Event



Mechanisms of CRISPR-mediated immunity and applications beyond editing

Biology Seminar
Andrew Santiago-Frangos, Ph.D.
- | Tedori Family Auditorium
Dr. Santiago-Frangos

My research aims to understand how bacteria and archaea regulate their CRISPR adaptive immune systems. To adapt and acquire immunity to new phages, CRISPR-associated proteins (Cas1 and Cas2) integrate fragments of phage DNA ("spacers") at the "leader-end" of the CRISPR locus, near the transcription start site. Polarized integration is crucial because spacers at the leader-end of the CRISPR provide greater immunity against recently encountered phages. But how Cas1-2 recognizes the leader-end of the CRISPR remains poorly understood. Next, the CRISPR locus is transcribed and processed into "guide RNAs" that are loaded into surveillance complexes (i.e., Cas9 or Csm complexes). Upon sensing viral RNA, the Csm complex makes cyclic oligonucleotide messengers that regulate CRISPR immune effectors critical for phage defense. But the biological roles of many of these immune effectors, which include nucleases and peptidases, remain understudied. Addressing knowledge gaps in CRISPR adaptation and CRISPR immune signaling provides insight into how bacteria and archaea evade phage predation, with implications in understanding the human microbiome, the design of phage therapies, and the development of new biotechnological tools such as genetic recording devices and diagnostics.
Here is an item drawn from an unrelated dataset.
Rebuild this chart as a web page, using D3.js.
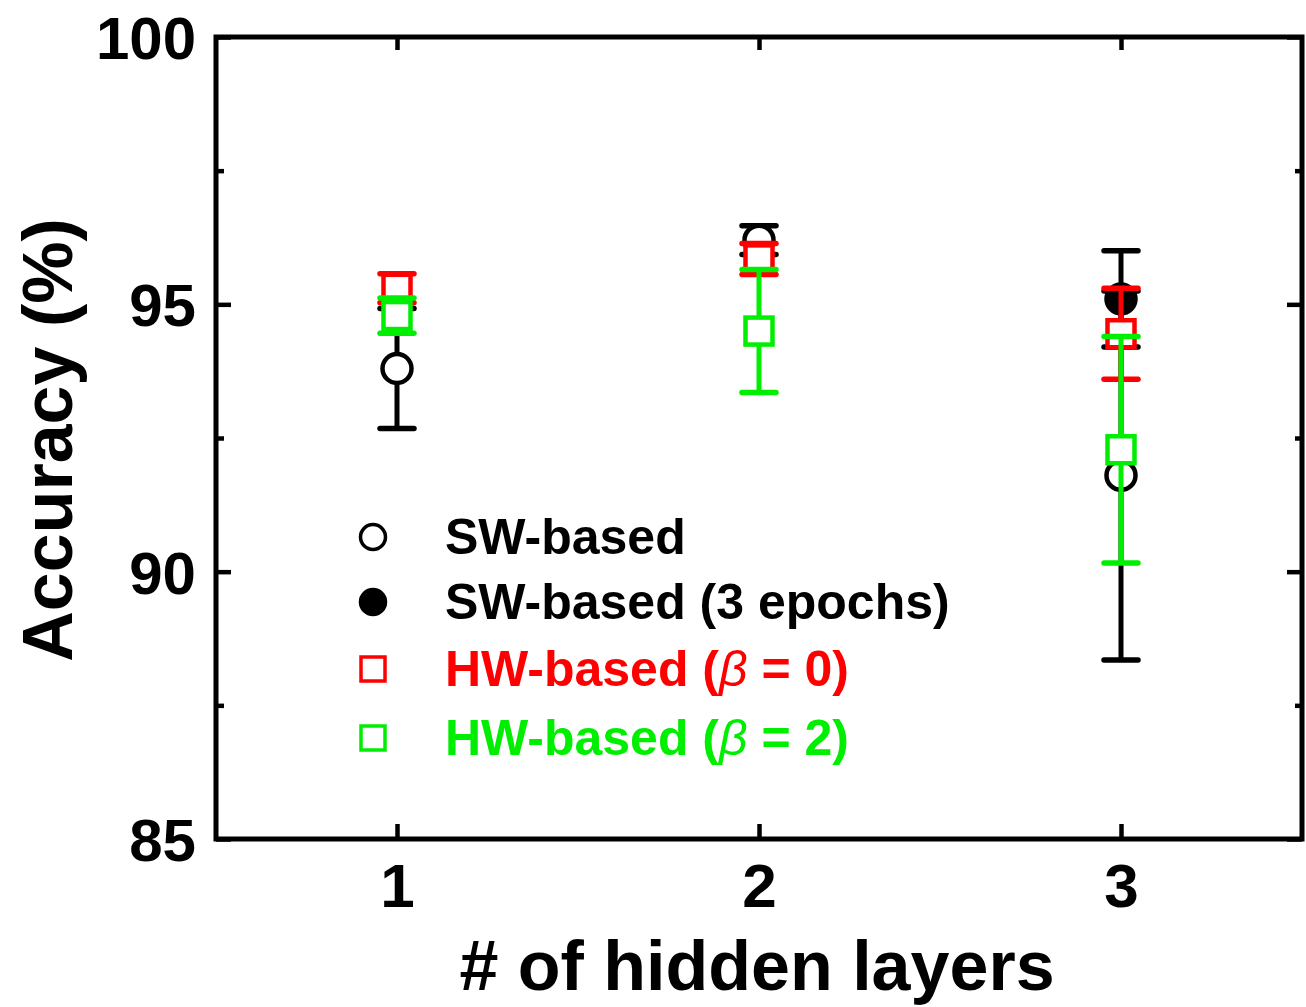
<!DOCTYPE html>
<html><head><meta charset="utf-8">
<script src="https://cdn.jsdelivr.net/npm/d3@7"></script>
<style>body{margin:0;background:#fff}svg{display:block}text{font-family:"Liberation Sans",Arial,sans-serif;font-weight:bold}</style>
</head><body>
<svg id="c" width="1306" height="1007"></svg>
<script>
const layers = [1, 2, 3];
const xTicks = [1, 2, 3];
const yTicks = [85, 90, 95, 100];
const yMinorTicks = [87.5, 92.5, 97.5];
// series: [mean, error] per layer (null = absent)
const swMean = [93.8, 96.2, 91.8];
const swErr = [1.12, 0.27, 3.45];
const sw3Mean = [null, null, 95.1];
const sw3Err = [null, null, 0.9];
const hw0Mean = [95.3, 95.85, 94.45];
const hw0Err = [0.27, 0.29, 0.85];
const hw2Mean = [94.79, 94.5, 92.28];
const hw2Err = [0.33, 1.15, 2.12];
const legendLabels = ["SW-based", "SW-based (3 epochs)", "HW-based (\u03B2 = 0)", "HW-based (\u03B2 = 2)"];

const svg = d3.select("#c");
const L = 216, R = 1302, T = 37, B = 839;
const x = d3.scaleLinear().domain([0.5, 3.5]).range([L, R]);
const y = d3.scaleLinear().domain([85, 100]).range([B, T]);

const series = [
  {mean: swMean, err: swErr, color: "#000", shape: "circle", fill: "#fff"},
  {mean: sw3Mean, err: sw3Err, color: "#000", shape: "circle", fill: "#000"},
  {mean: hw0Mean, err: hw0Err, color: "#ff0000", shape: "square", fill: "#fff"},
  {mean: hw2Mean, err: hw2Err, color: "#00ee00", shape: "square", fill: "#fff"}
];

// axes
function styleAxis(g){ g.select(".domain").remove(); g.selectAll("line").attr("stroke","#000").attr("stroke-width",4.5); }
svg.append("g").attr("transform",`translate(0,${B})`)
  .call(d3.axisBottom(x).tickValues(xTicks).tickFormat(d3.format("d")).tickSizeInner(-15).tickSizeOuter(0).tickPadding(68))
  .call(styleAxis).call(g=>g.selectAll("text").attr("font-size",62).attr("font-family","Liberation Sans").attr("font-weight","bold").attr("dy","0"));
svg.append("g").attr("transform",`translate(0,${T})`)
  .call(d3.axisTop(x).tickValues(xTicks).tickFormat("").tickSizeInner(-13).tickSizeOuter(0))
  .call(styleAxis);
svg.append("g").attr("transform",`translate(${L},0)`)
  .call(d3.axisLeft(y).tickValues(yTicks).tickFormat(d3.format("d")).tickSizeInner(-15).tickSizeOuter(0).tickPadding(20))
  .call(styleAxis).call(g=>g.selectAll("text").attr("font-size",60).attr("font-family","Liberation Sans").attr("font-weight","bold").attr("dy","0.36em"));
svg.append("g").attr("transform",`translate(${L},0)`)
  .call(d3.axisLeft(y).tickValues(yMinorTicks).tickFormat("").tickSizeInner(-8).tickSizeOuter(0)).call(styleAxis);
svg.append("g").attr("transform",`translate(${R},0)`)
  .call(d3.axisRight(y).tickValues(yTicks).tickFormat("").tickSizeInner(-15).tickSizeOuter(0)).call(styleAxis);
svg.append("g").attr("transform",`translate(${R},0)`)
  .call(d3.axisRight(y).tickValues(yMinorTicks).tickFormat("").tickSizeInner(-7).tickSizeOuter(0)).call(styleAxis);
svg.append("rect").attr("x",L).attr("y",T).attr("width",R-L).attr("height",B-T)
  .attr("fill","none").attr("stroke","#000").attr("stroke-width",5);

// data
const capW = 17;
series.forEach(s=>{
  const g = svg.append("g");
  const pts = layers.map((l,i)=>({l, m:s.mean[i], e:s.err[i]})).filter(d=>d.m!=null);
  pts.forEach(d=>{
    const cx = x(d.l), yt = y(d.m + d.e), yb = y(d.m - d.e);
    g.append("line").attr("x1",cx).attr("x2",cx).attr("y1",yt).attr("y2",yb).attr("stroke",s.color).attr("stroke-width",5);
    [yt,yb].forEach(yy=>g.append("line").attr("x1",cx-capW).attr("x2",cx+capW).attr("y1",yy).attr("y2",yy)
      .attr("stroke",s.color).attr("stroke-width",5.5).attr("stroke-linecap","round"));
    if(s.shape==="circle"){
      g.append("circle").attr("cx",cx).attr("cy",y(d.m)).attr("r",14.5).attr("fill",s.fill).attr("stroke",s.color).attr("stroke-width",4.5);
    } else {
      g.append("rect").attr("x",cx-13.5).attr("y",y(d.m)-13.5).attr("width",27).attr("height",27).attr("fill",s.fill).attr("stroke",s.color).attr("stroke-width",4.5);
    }
  });
});

// legend
const legY = [537, 602, 669, 738];
const lg = svg.append("g");
series.forEach((s,i)=>{
  if(s.shape==="circle"){
    lg.append("circle").attr("cx",373).attr("cy",legY[i]).attr("r",12.5).attr("fill",s.fill).attr("stroke",s.color).attr("stroke-width",3.5);
  } else {
    lg.append("rect").attr("x",361).attr("y",legY[i]-12).attr("width",24).attr("height",24).attr("fill","#fff").attr("stroke",s.color).attr("stroke-width",3.5);
  }
  const t = lg.append("text").attr("x",445).attr("y",legY[i]+17).attr("font-size",50).attr("fill",s.color);
  const lab = legendLabels[i];
  const bi = lab.indexOf("\u03B2");
  if(bi<0){ t.text(lab); }
  else {
    t.append("tspan").text(lab.slice(0,bi));
    t.append("tspan").attr("font-style","italic").attr("font-weight","normal").text("\u03B2");
    t.append("tspan").text(lab.slice(bi+1));
  }
});

// axis titles
svg.append("text").attr("x",757).attr("y",990).attr("text-anchor","middle").attr("font-size",70).text("# of hidden layers");
svg.append("text").attr("transform","translate(72,440) rotate(-90)").attr("text-anchor","middle").attr("font-size",70).text("Accuracy (%)");
</script>
</body></html>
I am using a combinatorial approach of bioinformatics, biochemistry, and cryo-electron microscopy to discover how conserved CRISPR leader DNA motifs are recognized and folded to regulate CRISPR adaptation. Further, to address an urgent need for inexpensive and rapid detection of viruses, I have repurposed a CRISPR immune signaling pathway to detect SARS-CoV-2 in patient samples.